Pioneira no mercado de ETFs no Brasil, a Itaú Asset vem intensificando os esforços nessa frente com novos lançamentos, visando ao crescimento que esse mercado ainda pode ter no Brasil. Nos últimos meses, a gestora do Itaú lançou o ETF GOAT11, que mistura elementos de renda fixa brasileira com variável internacional e o T10R11, atrelado ao mercado de renda fixa americano, mas com hedge cambial.
A gestora do Itaú foi a que mais captou no acumulado do ano em ETFs, com ingresso de R$ 2,35 bilhões, segundo dados da Quantum. A maior entrada foi no SPRX, que segue o S&P 500 com hedge cambial, com captação próxima de R$ 1,7 bilhão.
Desafios estruturais
Apesar do crescimento, esse mercado que já representa mais de um quarto dos valores sob gestão nos Estados Unidos, no Brasil, os ETFs são 0,55% dos R$ 10 trilhões da indústria de fundos local, segundo dados da Anbima.
“É uma evolução de modelo, de educação financeira e de como o assessor consegue mostrar o valor para o cliente.
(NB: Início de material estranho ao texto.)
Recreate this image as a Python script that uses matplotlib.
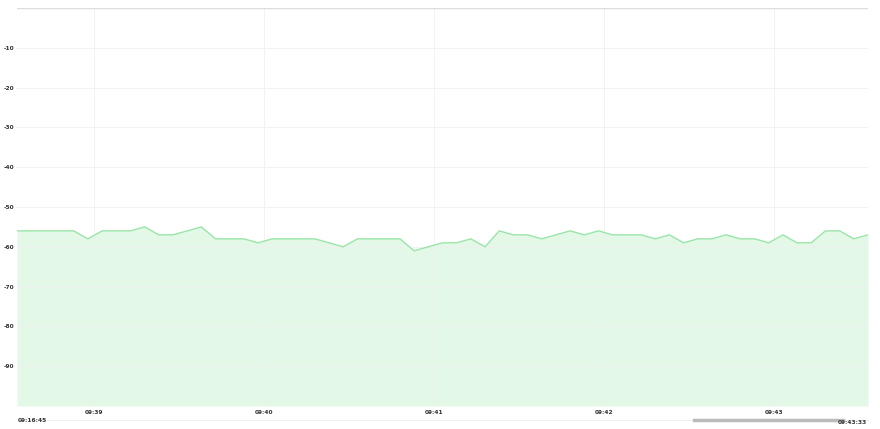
import matplotlib
matplotlib.use("Agg")
import matplotlib.pyplot as plt
import pandas as pd


START = "2024-01-01 09:38:33"
STEP = "5s"

# signal level readings, one every 5 seconds
signal = [
    -56, -56, -56, -56, -56, -58, -56, -56, -56, -55,
    -57, -57, -56, -55, -58, -58, -58, -59, -58, -58,
    -58, -58, -59, -60, -58, -58, -58, -58, -61, -60,
    -59, -59, -58, -60, -56, -57, -57, -58, -57, -56,
    -57, -56, -57, -57, -57, -58, -57, -59, -58, -58,
    -57, -58, -58, -59, -57, -59, -59, -56, -56, -58,
    -57,
]
y_ticks = [-10, -20, -30, -40, -50, -60, -70, -80, -90]
x_ticks = ["09:39", "09:40", "09:41", "09:42", "09:43"]
nav_start = "09:16:45"
nav_end = "09:43:33"

times = pd.date_range(START, periods=len(signal), freq=STEP)

fig = plt.figure(figsize=(8.8, 4.29), dpi=100)
ax = fig.add_axes([17 / 880, 1 - 406 / 429, 851 / 880, 398 / 429])

ax.fill_between(times, signal, -100, color="#e3f8e7", lw=0)
ax.plot(times, signal, color="#98e5a8", lw=1.0)

ax.set_xlim(times[0], times[-1])
ax.set_ylim(-100, 0)

ax.set_yticks(y_ticks)
ax.set_yticklabels([str(v) for v in y_ticks])
tick_pos = [pd.Timestamp("2024-01-01 " + t) for t in x_ticks]
ax.set_xticks(tick_pos)
ax.set_xticklabels(x_ticks)

ax.tick_params(axis="both", length=0, labelsize=4.2, labelcolor="#333333")
ax.tick_params(axis="y", pad=2)
ax.tick_params(axis="x", pad=3)
for lab in ax.get_xticklabels() + ax.get_yticklabels():
    lab.set_fontweight("bold")

ax.grid(True, color="#f0f0f0", lw=0.6)
ax.axhline(0, color="#dddddd", lw=1.0)
ax.axhline(-100, color="#eaeaea", lw=0.8)
for side in ax.spines.values():
    side.set_visible(False)

# navigator strip under the chart
fig.add_artist(plt.Line2D([18 / 880, 868 / 880], [1 - 420 / 429] * 2,
                          color="#eeeeee", lw=0.6))
fig.add_artist(plt.Line2D([694 / 880, 843 / 880], [1 - 420 / 429] * 2,
                          color="#bbbbbb", lw=2.5))
fig.text(18 / 880, 1 - 421 / 429, nav_start, fontsize=4.2, fontweight="bold",
         color="#333333", va="center", ha="left")
fig.text(867 / 880, 1 - 423 / 429, nav_end, fontsize=4.2, fontweight="bold",
         color="#333333", va="center", ha="right")

fig.savefig("out.png", dpi=100)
Esse amadurecimento é o que vai destravar o mercado local”, disse Bruno Barino, country manager da BlackRock, em evento, em junho deste ano.
A expectativa da indústria é de que a taxa Selic mais baixa possa destravar a captação dos ETFs, por ainda serem bastante atrelados à renda variável. Mas, no longo prazo, as apostas de quem está na linha de frente desse mercado apontam para um possível predomínio da renda fixa.
“O Brasil é o país da renda fixa. Mas as pessoas ainda têm dificuldade de entender que o ETF, apesar de negociar na Bolsa, pode ser de renda fixa. Ainda tem esse paradigma para quebrar. Mas, sem dúvida, os ETFs de renda fixa não estão tem nem perto do tamanho que deveria ter no mercado”, afirma Mançanares, da Investo. Segundo ele, no longo prazo, há uma chance real de os ETFs de renda fixa se tornarem predominantes localmente.
A cresça é compartilhada por Eid, do Itaú. “Acho que é um desenvolvimento natural [o crescimento dos ETFs de renda fixa]. Pelo menos igualar é razoável”, diz. “Estamos no país renda fixa e ter um mercado de ETF de renda variável tão maior que o ETF de renda fixa mostra o tanto de oportunidade que a gente tem para trazer mais investidores para algo que é benéfico para ele.”